Answer of December 2010


Clinical History:

An 11 year old boy with good past health complained of abdominal pain after being kicked in the abdomen one week ago. Appetite was static; there was no vomiting, no abdominal distention and no anaemic symptoms. He sustained no other injuries. On physical examination he was afebrile and the abdomen was soft, with mild periumbilical tenderness. Blood tests including complete blood count and liver/renal function were all normal.

Dec 10 - Pic 1

      Axial CT of the abdomen (non contrast)

Dec 10 - Pic 2 Dec 10 - Pic 3

                                            Axial CT of the abdomen (post contrast)



Infected urachal cyst


The urachus is also known as the median umbilical ligament. It is a midline tubular structure that extends upward from the anterior dome of the bladder towards the umbilicus. It is a vestigial remnant the cloaca and the allantois.
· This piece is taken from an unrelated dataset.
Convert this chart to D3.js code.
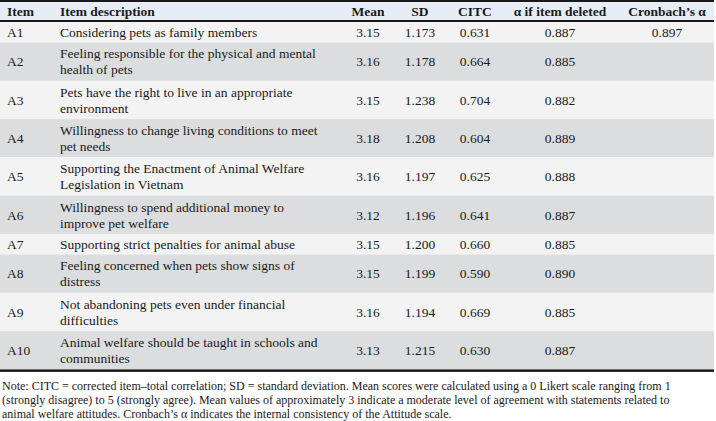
<!DOCTYPE html>
<html>
<head>
<meta charset="utf-8">
<script src="https://cdn.jsdelivr.net/npm/d3@7"></script>
<style>
  body { margin: 0; background: #fff; }
  svg { display: block; font-family: "Liberation Serif", "Times New Roman", serif; }
</style>
</head>
<body>
<div id="table-chart"></div>
<script>
// Table values
const items = ["A1", "A2", "A3", "A4", "A5", "A6", "A7", "A8", "A9", "A10"];
const descriptions = [
  "Considering pets as family members",
  "Feeling responsible for the physical and mental\nhealth of pets",
  "Pets have the right to live in an appropriate\nenvironment",
  "Willingness to change living conditions to meet\npet needs",
  "Supporting the Enactment of Animal Welfare\nLegislation in Vietnam",
  "Willingness to spend additional money to\nimprove pet welfare",
  "Supporting strict penalties for animal abuse",
  "Feeling concerned when pets show signs of\ndistress",
  "Not abandoning pets even under financial\ndifficulties",
  "Animal welfare should be taught in schools and\ncommunities",
];
const means = ["3.15", "3.16", "3.15", "3.18", "3.16", "3.12", "3.15", "3.15", "3.16", "3.13"];
const sds = ["1.173", "1.178", "1.238", "1.208", "1.197", "1.196", "1.200", "1.199", "1.194", "1.215"];
const citc = ["0.631", "0.664", "0.704", "0.604", "0.625", "0.641", "0.660", "0.590", "0.669", "0.630"];
const alphaDeleted = ["0.887", "0.885", "0.882", "0.889", "0.888", "0.887", "0.885", "0.890", "0.885", "0.887"];
const cronbach = ["0.897", "", "", "", "", "", "", "", "", ""];
const headers = ["Item", "Item description", "Mean", "SD", "CITC", "\u03b1 if item deleted", "Cronbach\u2019s \u03b1"];
const noteLines = [
  "Note: CITC = corrected item\u2013total correlation; SD = standard deviation. Mean scores were calculated using a 0 Likert scale ranging from 1",
  "(strongly disagree) to 5 (strongly agree). Mean values of approximately 3 indicate a moderate level of agreement with statements related to",
  "animal welfare attitudes. Cronbach\u2019s \u03b1 indicates the internal consistency of the Attitude scale.",
];

const width = 716, height = 421;
const tableWidth = 714;
const headerH = 21;
const lineH = 16;
const singleH = 20.5, doubleH = 38.3;

const rows = items.map((item, i) => ({
  item,
  lines: descriptions[i].split("\n"),
  values: [means[i], sds[i], citc[i], alphaDeleted[i], cronbach[i]],
}));

// cumulative row positions
let acc = headerH + 1;
rows.forEach((r) => {
  r.h = r.lines.length > 1 ? doubleH : singleH;
  r.y0 = acc;
  acc += r.h;
});
const tableBottom = acc;

const y = d3.scaleOrdinal().domain(items).range(rows.map((r) => r.y0));

const colKeys = ["item", "desc", "mean", "sd", "citc", "alpha", "cron"];
const x = d3.scaleOrdinal().domain(colKeys).range([7, 60, 368, 420, 475, 560, 667]);
const anchor = (k) => (k === "item" || k === "desc" ? "start" : "middle");

const svg = d3
  .select("#table-chart")
  .append("svg")
  .attr("width", width)
  .attr("height", height);

// header background
svg.append("rect")
  .attr("x", 0).attr("y", 0)
  .attr("width", tableWidth).attr("height", headerH)
  .attr("fill", "#e6edf6");

// row backgrounds
const rowG = svg.selectAll(".row")
  .data(rows)
  .enter()
  .append("g")
  .attr("class", "row")
  .attr("transform", (d) => `translate(0,${y(d.item)})`);

rowG.append("rect")
  .attr("width", tableWidth)
  .attr("height", (d) => d.h)
  .attr("fill", (d, i) => (i % 2 === 0 ? "#f3f3f3" : "#dcdddf"));

// item labels
rowG.append("text")
  .attr("x", x("item"))
  .attr("y", (d) => d.h / 2)
  .attr("dy", "0.35em")
  .attr("font-size", 13.5)
  .attr("fill", "#1a1a1a")
  .text((d) => d.item);

// descriptions
rowG.append("text")
  .attr("x", x("desc"))
  .attr("font-size", 13.5)
  .attr("fill", "#1a1a1a")
  .each(function (d) {
    const t = d3.select(this);
    const n = d.lines.length;
    d.lines.forEach((line, j) => {
      t.append("tspan")
        .attr("x", x("desc"))
        .attr("y", d.h / 2 + (j - (n - 1) / 2) * lineH)
        .attr("dy", "0.35em")
        .text(line);
    });
  });

// numeric cells
rowG.selectAll(".val")
  .data((d) => d.values.map((v, j) => ({ v, k: colKeys[j + 2], h: d.h })))
  .enter()
  .append("text")
  .attr("class", "val")
  .attr("x", (d) => x(d.k))
  .attr("y", (d) => d.h / 2)
  .attr("dy", "0.35em")
  .attr("text-anchor", "middle")
  .attr("font-size", 13.5)
  .attr("fill", "#1a1a1a")
  .text((d) => d.v);

// header labels
svg.selectAll(".hdr")
  .data(headers)
  .enter()
  .append("text")
  .attr("class", "hdr")
  .attr("x", (d, i) => x(colKeys[i]))
  .attr("y", headerH / 2 + 1)
  .attr("dy", "0.35em")
  .attr("text-anchor", (d, i) => anchor(colKeys[i]))
  .attr("font-size", 13.5)
  .attr("font-weight", "bold")
  .attr("fill", "#1a1a1a")
  .text((d) => d);

// rules
svg.append("rect").attr("x", 0).attr("y", 0).attr("width", tableWidth).attr("height", 2).attr("fill", "#1a1a1a");
svg.append("rect").attr("x", 0).attr("y", headerH - 1).attr("width", tableWidth).attr("height", 2).attr("fill", "#1a1a1a");
svg.append("rect").attr("x", 0).attr("y", tableBottom).attr("width", tableWidth).attr("height", 2.5).attr("fill", "#1a1a1a");

// note
svg.append("text")
  .attr("font-size", 12)
  .attr("fill", "#1a1a1a")
  .selectAll("tspan")
  .data(noteLines)
  .enter()
  .append("tspan")
  .attr("x", 2)
  .attr("y", (d, i) => tableBottom + 21 + i * 14)
  .text((d) => d);
</script>
</body>
</html>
Urachal remnant diseases are twice as common in males as females and can be divided into congenital and acquired.

Congenital urachal anomalies are divided into four types: 1) patent urachus 2) umbilical-urachal sinus 3) vesical urachal diverticulum and 4) urachal cysts. Patent urachus accounts for around 50% of congenital urachal anomalies. It is a persistent communication between the bladder lumen and the umbilicus. In the neonatal period, these patients may present with urine leakage. In about a third of cases, this condition is associated with posterior urethral valves or urethral atresia. An umbilical-urachal sinus (15%) is a blind dilatation of the urachus at the umbilical end.  There can be a small opening into the umbilicus and can present with periodic discharge. It is usually associated with an infection of the urachal remnant. A vesical urachal diverticulum (3-5%) occurs when the vesical end of the urachus fails to close and the urachus communicates only with the bladder dome. These patients tend to be asymptomatic. Urachal cysts (30%) develop if the urachus closes at both the umbilicus and the bladder but remains patent in between. Its usually occurs in the lower one-third of the urachus. They become symptomatic when they enlarge or become infected.

Acquired urachal anomalies occur when the urachal remnant reopens in pathological conditions such as infection or tumor. The route of infection maybe lymphatic, hematogenous, or vesical. Infection could be from both gram-positive and gram-negative micro-organisms. Benign tumors include adenomas, fibromas, fibroadenomas or fibromyomas. Malignant tumors are usually adenocarcinomas in 90% of the cases.